_DIRECTIVE_
Drop the images; return everything else in the listing below exactly.

┌─ DATA SECTION

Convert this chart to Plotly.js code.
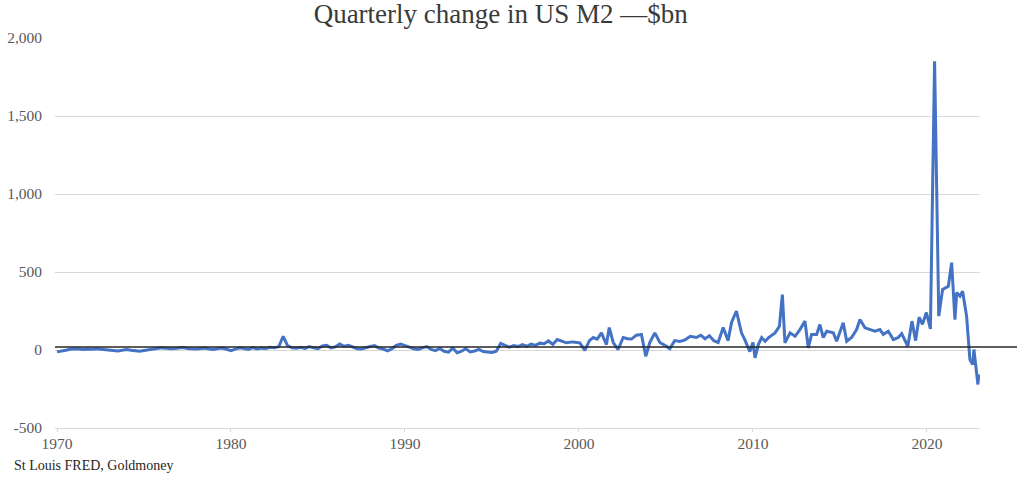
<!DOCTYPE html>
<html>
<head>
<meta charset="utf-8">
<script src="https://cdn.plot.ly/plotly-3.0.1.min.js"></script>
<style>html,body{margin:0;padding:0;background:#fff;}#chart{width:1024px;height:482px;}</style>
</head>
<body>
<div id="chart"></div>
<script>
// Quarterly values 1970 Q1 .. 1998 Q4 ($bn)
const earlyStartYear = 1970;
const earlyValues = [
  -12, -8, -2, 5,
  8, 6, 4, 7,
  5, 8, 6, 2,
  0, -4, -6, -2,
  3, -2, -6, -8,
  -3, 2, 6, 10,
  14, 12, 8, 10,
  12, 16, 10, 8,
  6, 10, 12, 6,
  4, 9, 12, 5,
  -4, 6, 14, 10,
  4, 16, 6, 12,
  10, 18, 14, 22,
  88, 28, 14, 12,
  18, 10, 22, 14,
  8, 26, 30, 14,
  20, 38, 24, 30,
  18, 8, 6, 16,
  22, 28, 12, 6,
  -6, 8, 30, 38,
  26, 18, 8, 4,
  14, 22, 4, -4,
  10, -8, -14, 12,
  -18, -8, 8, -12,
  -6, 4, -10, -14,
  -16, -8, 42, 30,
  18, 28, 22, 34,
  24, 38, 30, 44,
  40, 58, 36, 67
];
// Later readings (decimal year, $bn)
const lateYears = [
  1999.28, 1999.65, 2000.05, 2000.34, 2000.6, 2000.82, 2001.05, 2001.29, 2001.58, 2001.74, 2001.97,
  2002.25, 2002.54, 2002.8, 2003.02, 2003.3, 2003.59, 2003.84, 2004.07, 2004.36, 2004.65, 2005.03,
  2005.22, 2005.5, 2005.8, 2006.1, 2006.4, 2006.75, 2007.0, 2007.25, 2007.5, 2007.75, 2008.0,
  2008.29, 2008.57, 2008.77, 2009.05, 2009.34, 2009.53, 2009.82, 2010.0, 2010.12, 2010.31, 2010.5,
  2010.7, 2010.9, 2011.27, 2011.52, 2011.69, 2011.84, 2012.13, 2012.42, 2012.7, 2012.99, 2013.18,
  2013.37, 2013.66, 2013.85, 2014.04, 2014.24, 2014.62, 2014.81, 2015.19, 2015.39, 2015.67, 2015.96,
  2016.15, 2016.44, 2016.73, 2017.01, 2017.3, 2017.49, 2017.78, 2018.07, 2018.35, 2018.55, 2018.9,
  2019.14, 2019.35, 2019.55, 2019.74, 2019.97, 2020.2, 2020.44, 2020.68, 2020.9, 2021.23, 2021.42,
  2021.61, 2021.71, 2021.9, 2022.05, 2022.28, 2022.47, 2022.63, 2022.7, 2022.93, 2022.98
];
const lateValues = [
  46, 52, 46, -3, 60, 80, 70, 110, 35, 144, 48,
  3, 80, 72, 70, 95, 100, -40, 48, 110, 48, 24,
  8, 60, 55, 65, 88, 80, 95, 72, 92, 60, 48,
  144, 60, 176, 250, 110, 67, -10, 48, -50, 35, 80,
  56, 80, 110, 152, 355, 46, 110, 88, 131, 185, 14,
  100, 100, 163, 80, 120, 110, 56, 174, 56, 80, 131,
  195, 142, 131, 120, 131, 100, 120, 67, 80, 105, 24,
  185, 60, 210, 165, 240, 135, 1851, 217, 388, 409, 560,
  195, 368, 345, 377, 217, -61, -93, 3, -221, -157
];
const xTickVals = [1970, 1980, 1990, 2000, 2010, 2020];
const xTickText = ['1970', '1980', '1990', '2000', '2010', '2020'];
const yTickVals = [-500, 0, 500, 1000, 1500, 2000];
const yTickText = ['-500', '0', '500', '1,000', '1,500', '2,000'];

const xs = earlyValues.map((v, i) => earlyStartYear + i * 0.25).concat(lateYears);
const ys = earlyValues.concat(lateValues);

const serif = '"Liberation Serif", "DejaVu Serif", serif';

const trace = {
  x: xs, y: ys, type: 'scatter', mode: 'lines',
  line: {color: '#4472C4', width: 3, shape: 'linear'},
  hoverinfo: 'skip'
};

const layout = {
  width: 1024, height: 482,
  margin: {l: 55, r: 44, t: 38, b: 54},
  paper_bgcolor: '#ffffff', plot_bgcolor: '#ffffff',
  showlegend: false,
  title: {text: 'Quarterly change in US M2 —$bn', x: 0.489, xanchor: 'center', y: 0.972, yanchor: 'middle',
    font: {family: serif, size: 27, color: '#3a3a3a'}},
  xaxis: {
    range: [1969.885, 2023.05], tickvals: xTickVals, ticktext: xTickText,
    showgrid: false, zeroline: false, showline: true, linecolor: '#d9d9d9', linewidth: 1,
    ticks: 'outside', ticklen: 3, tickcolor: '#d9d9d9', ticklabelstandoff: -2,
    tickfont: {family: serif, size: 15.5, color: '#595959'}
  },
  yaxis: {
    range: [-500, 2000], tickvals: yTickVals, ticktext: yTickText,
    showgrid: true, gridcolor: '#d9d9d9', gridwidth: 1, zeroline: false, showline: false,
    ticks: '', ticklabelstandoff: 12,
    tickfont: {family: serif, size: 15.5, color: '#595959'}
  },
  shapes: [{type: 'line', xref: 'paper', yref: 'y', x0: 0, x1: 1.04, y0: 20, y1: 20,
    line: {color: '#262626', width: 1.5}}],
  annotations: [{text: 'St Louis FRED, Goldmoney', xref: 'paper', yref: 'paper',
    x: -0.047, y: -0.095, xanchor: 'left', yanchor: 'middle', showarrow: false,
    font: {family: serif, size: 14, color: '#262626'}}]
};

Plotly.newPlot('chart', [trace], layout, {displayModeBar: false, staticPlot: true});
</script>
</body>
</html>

└─

_ANSWER TO THIS TASK_
Convert this chart to Plotly.js code.
<!DOCTYPE html>
<html>
<head>
<meta charset="utf-8">
<script src="https://cdn.plot.ly/plotly-3.0.1.min.js"></script>
<style>html,body{margin:0;padding:0;background:#fff;}#chart{width:1024px;height:482px;}</style>
</head>
<body>
<div id="chart"></div>
<script>
// Quarterly values 1970 Q1 .. 1998 Q4 ($bn)
const earlyStartYear = 1970;
const earlyValues = [
  -12, -8, -2, 5,
  8, 6, 4, 7,
  5, 8, 6, 2,
  0, -4, -6, -2,
  3, -2, -6, -8,
  -3, 2, 6, 10,
  14, 12, 8, 10,
  12, 16, 10, 8,
  6, 10, 12, 6,
  4, 9, 12, 5,
  -4, 6, 14, 10,
  4, 16, 6, 12,
  10, 18, 14, 22,
  88, 28, 14, 12,
  18, 10, 22, 14,
  8, 26, 30, 14,
  20, 38, 24, 30,
  18, 8, 6, 16,
  22, 28, 12, 6,
  -6, 8, 30, 38,
  26, 18, 8, 4,
  14, 22, 4, -4,
  10, -8, -14, 12,
  -18, -8, 8, -12,
  -6, 4, -10, -14,
  -16, -8, 42, 30,
  18, 28, 22, 34,
  24, 38, 30, 44,
  40, 58, 36, 67
];
// Later readings (decimal year, $bn)
const lateYears = [
  1999.28, 1999.65, 2000.05, 2000.34, 2000.6, 2000.82, 2001.05, 2001.29, 2001.58, 2001.74, 2001.97,
  2002.25, 2002.54, 2002.8, 2003.02, 2003.3, 2003.59, 2003.84, 2004.07, 2004.36, 2004.65, 2005.03,
  2005.22, 2005.5, 2005.8, 2006.1, 2006.4, 2006.75, 2007.0, 2007.25, 2007.5, 2007.75, 2008.0,
  2008.29, 2008.57, 2008.77, 2009.05, 2009.34, 2009.53, 2009.82, 2010.0, 2010.12, 2010.31, 2010.5,
  2010.7, 2010.9, 2011.27, 2011.52, 2011.69, 2011.84, 2012.13, 2012.42, 2012.7, 2012.99, 2013.18,
  2013.37, 2013.66, 2013.85, 2014.04, 2014.24, 2014.62, 2014.81, 2015.19, 2015.39, 2015.67, 2015.96,
  2016.15, 2016.44, 2016.73, 2017.01, 2017.3, 2017.49, 2017.78, 2018.07, 2018.35, 2018.55, 2018.9,
  2019.14, 2019.35, 2019.55, 2019.74, 2019.97, 2020.2, 2020.44, 2020.68, 2020.9, 2021.23, 2021.42,
  2021.61, 2021.71, 2021.9, 2022.05, 2022.28, 2022.47, 2022.63, 2022.7, 2022.93, 2022.98
];
const lateValues = [
  46, 52, 46, -3, 60, 80, 70, 110, 35, 144, 48,
  3, 80, 72, 70, 95, 100, -40, 48, 110, 48, 24,
  8, 60, 55, 65, 88, 80, 95, 72, 92, 60, 48,
  144, 60, 176, 250, 110, 67, -10, 48, -50, 35, 80,
  56, 80, 110, 152, 355, 46, 110, 88, 131, 185, 14,
  100, 100, 163, 80, 120, 110, 56, 174, 56, 80, 131,
  195, 142, 131, 120, 131, 100, 120, 67, 80, 105, 24,
  185, 60, 210, 165, 240, 135, 1851, 217, 388, 409, 560,
  195, 368, 345, 377, 217, -61, -93, 3, -221, -157
];
const xTickVals = [1970, 1980, 1990, 2000, 2010, 2020];
const xTickText = ['1970', '1980', '1990', '2000', '2010', '2020'];
const yTickVals = [-500, 0, 500, 1000, 1500, 2000];
const yTickText = ['-500', '0', '500', '1,000', '1,500', '2,000'];

const xs = earlyValues.map((v, i) => earlyStartYear + i * 0.25).concat(lateYears);
const ys = earlyValues.concat(lateValues);

const serif = '"Liberation Serif", "DejaVu Serif", serif';

const trace = {
  x: xs, y: ys, type: 'scatter', mode: 'lines',
  line: {color: '#4472C4', width: 3, shape: 'linear'},
  hoverinfo: 'skip'
};

const layout = {
  width: 1024, height: 482,
  margin: {l: 55, r: 44, t: 38, b: 54},
  paper_bgcolor: '#ffffff', plot_bgcolor: '#ffffff',
  showlegend: false,
  title: {text: 'Quarterly change in US M2 —$bn', x: 0.489, xanchor: 'center', y: 0.972, yanchor: 'middle',
    font: {family: serif, size: 27, color: '#3a3a3a'}},
  xaxis: {
    range: [1969.885, 2023.05], tickvals: xTickVals, ticktext: xTickText,
    showgrid: false, zeroline: false, showline: true, linecolor: '#d9d9d9', linewidth: 1,
    ticks: 'outside', ticklen: 3, tickcolor: '#d9d9d9', ticklabelstandoff: -2,
    tickfont: {family: serif, size: 15.5, color: '#595959'}
  },
  yaxis: {
    range: [-500, 2000], tickvals: yTickVals, ticktext: yTickText,
    showgrid: true, gridcolor: '#d9d9d9', gridwidth: 1, zeroline: false, showline: false,
    ticks: '', ticklabelstandoff: 12,
    tickfont: {family: serif, size: 15.5, color: '#595959'}
  },
  shapes: [{type: 'line', xref: 'paper', yref: 'y', x0: 0, x1: 1.04, y0: 20, y1: 20,
    line: {color: '#262626', width: 1.5}}],
  annotations: [{text: 'St Louis FRED, Goldmoney', xref: 'paper', yref: 'paper',
    x: -0.047, y: -0.095, xanchor: 'left', yanchor: 'middle', showarrow: false,
    font: {family: serif, size: 14, color: '#262626'}}]
};

Plotly.newPlot('chart', [trace], layout, {displayModeBar: false, staticPlot: true});
</script>
</body>
</html>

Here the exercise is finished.